Blade Runner is a 1982 American science fiction film directed by Ridley Scott, loosely based on Philip K. Dick's 1968 novel "Do Androids Dream of Electric Sheep?" Set in a dystopian Los Angeles in November 2019, the film follows Rick Deckard, a retired "blade runner" played by Harrison Ford, who is coerced back into service to hunt down and "retire" four escaped replicants β bioengineered beings virtually indistinguishable from humans β who have returned to Earth seeking a way to extend their artificially limited four-year lifespans.

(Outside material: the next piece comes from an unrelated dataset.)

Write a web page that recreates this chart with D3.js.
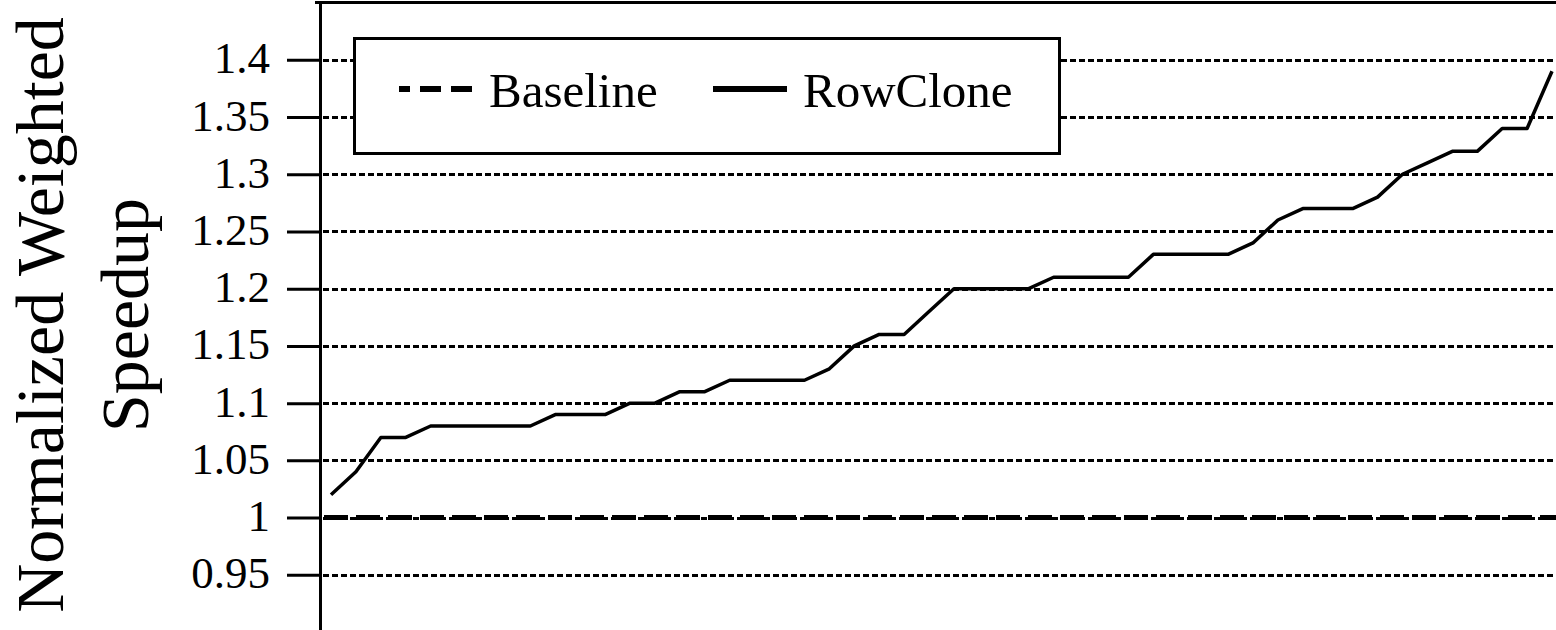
<!DOCTYPE html>
<html>
<head>
<meta charset="utf-8">
<script src="https://cdn.jsdelivr.net/npm/d3@7"></script>
<style>
  html, body { margin: 0; padding: 0; background: #fff; }
  svg { display: block; }
</style>
</head>
<body>
<svg id="chart" width="1556" height="630"></svg>
<script>
// Normalized weighted speedup per workload, sorted ascending
const workloads = d3.range(1, 51);
const rowCloneSpeedup = [
  1.02, 1.04, 1.07, 1.07, 1.08, 1.08, 1.08, 1.08, 1.08, 1.09,
  1.09, 1.09, 1.10, 1.10, 1.11, 1.11, 1.12, 1.12, 1.12, 1.12,
  1.13, 1.15, 1.16, 1.16, 1.18, 1.20, 1.20, 1.20, 1.20, 1.21,
  1.21, 1.21, 1.21, 1.23, 1.23, 1.23, 1.23, 1.24, 1.26, 1.27,
  1.27, 1.27, 1.28, 1.30, 1.31, 1.32, 1.32, 1.34, 1.34, 1.39
];
const baselineValue = 1.0;
const yTicks = [0.95, 1, 1.05, 1.1, 1.15, 1.2, 1.25, 1.3, 1.35, 1.4];
const yTickLabels = ["0.95", "1", "1.05", "1.1", "1.15", "1.2", "1.25", "1.3", "1.35", "1.4"];
const yDomain = [0.9, 1.45];
const seriesNames = ["Baseline", "RowClone"];
const yTitle = ["Normalized Weighted", "Speedup"];

const W = 1556, H = 630;
const axisX = 320;
const serif = "'Liberation Serif', 'Times New Roman', serif";

const svg = d3.select("#chart");

const y = d3.scaleLinear().domain(yDomain).range([632, 2.6]);
const x = d3.scalePoint().domain(workloads).range([331, 1552]);

// Horizontal dotted gridlines
svg.append("g")
  .selectAll("line")
  .data(yTicks)
  .join("line")
  .attr("x1", axisX + 3).attr("x2", W)
  .attr("y1", d => Math.round(y(d)) + 0.5).attr("y2", d => Math.round(y(d)) + 0.5)
  .attr("stroke", "#000")
  .attr("stroke-width", 3)
  .attr("shape-rendering", "crispEdges")
  .attr("stroke-dasharray", "6,3");

// Top frame line
svg.append("line")
  .attr("x1", axisX - 5).attr("x2", W)
  .attr("y1", y(yDomain[1])).attr("y2", y(yDomain[1]))
  .attr("stroke", "#000").attr("stroke-width", 3);

// Y axis
const yAxis = d3.axisLeft(y)
  .tickValues(yTicks)
  .tickFormat((d, i) => yTickLabels[i])
  .tickSize(33)
  .tickSizeOuter(0)
  .tickPadding(17);

const ga = svg.append("g")
  .attr("transform", `translate(${axisX},0)`)
  .call(yAxis);
ga.select(".domain").attr("stroke-width", 3);
ga.selectAll(".tick line").attr("stroke-width", 3);
ga.selectAll(".tick text")
  .attr("font-family", serif)
  .attr("font-size", 45)
  .attr("fill", "#000")
  .attr("dy", null)
  .attr("y", 13);

// Baseline reference (dashed)
svg.append("line")
  .attr("x1", axisX + 4).attr("x2", W)
  .attr("y1", y(baselineValue)).attr("y2", y(baselineValue))
  .attr("stroke", "#000")
  .attr("stroke-width", 5)
  .attr("stroke-dasharray", "24,8");

// RowClone speedup line
const line = d3.line()
  .x((d, i) => x(workloads[i]))
  .y(d => y(d));

svg.append("path")
  .datum(rowCloneSpeedup)
  .attr("d", line)
  .attr("fill", "none")
  .attr("stroke", "#000")
  .attr("stroke-width", 3.5)
  .attr("stroke-linejoin", "round");

// Y axis title (two lines, rotated)
const title = svg.append("text")
  .attr("transform", "translate(63,315) rotate(-90)")
  .attr("text-anchor", "middle")
  .attr("font-family", serif)
  .attr("font-size", 68)
  .attr("fill", "#000");
title.append("tspan").attr("x", 0).attr("y", 0).text(yTitle[0]);
title.append("tspan").attr("x", 0).attr("y", 85).text(yTitle[1]);

// Legend
const legend = svg.append("g");
legend.append("rect")
  .attr("x", 354.5).attr("y", 38.5)
  .attr("width", 705).attr("height", 115)
  .attr("fill", "#fff")
  .attr("stroke", "#000")
  .attr("stroke-width", 3);

legend.append("line")
  .attr("x1", 399).attr("x2", 473)
  .attr("y1", 89).attr("y2", 89)
  .attr("stroke", "#000").attr("stroke-width", 6)
  .attr("stroke-dasharray", "21,10")
  .attr("stroke-dashoffset", 10);
legend.append("text")
  .attr("x", 489).attr("y", 107)
  .attr("font-family", serif).attr("font-size", 49).attr("fill", "#000")
  .text(seriesNames[0]);

legend.append("line")
  .attr("x1", 713).attr("x2", 787)
  .attr("y1", 89).attr("y2", 89)
  .attr("stroke", "#000").attr("stroke-width", 6);
legend.append("text")
  .attr("x", 803).attr("y", 107)
  .attr("font-family", serif).attr("font-size", 49).attr("fill", "#000")
  .text(seriesNames[1]);
</script>
</body>
</html>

Led by the formidable Roy Batty, played by Rutger Hauer, the replicants' quest to confront their creator and extend their existence becomes a meditation on mortality, consciousness, and what it means to be human.
Blade Runner was a commercial disappointment upon its original release, earning $41 million against a $28 million budget, and received mixed reviews from critics who found its pace slow and its narrative opaque. Over the following decades, however, the film underwent one of cinema's most dramatic critical reappraisals, eventually being recognized as one of the greatest and most influential science fiction films ever made. The film exists in seven known versions, the most significant being the 1992 Director's Cut and the 2007 Final Cut, which removed the studio-mandated voiceover narration and happy ending that Scott had never wanted.
Rutger Hauer's dying monologue as Roy Batty β "I've seen things you people wouldn't believe" β which the actor partly improvised on set, is considered one of the most poignant moments in cinema history. Syd Mead's production design and Jordan Cronenweth's cinematography created a vision of a rain-drenched, neon-lit future megacity that has influenced virtually every depiction of urban dystopia in the four decades since. Vangelis's synthesizer score became iconic in its own right.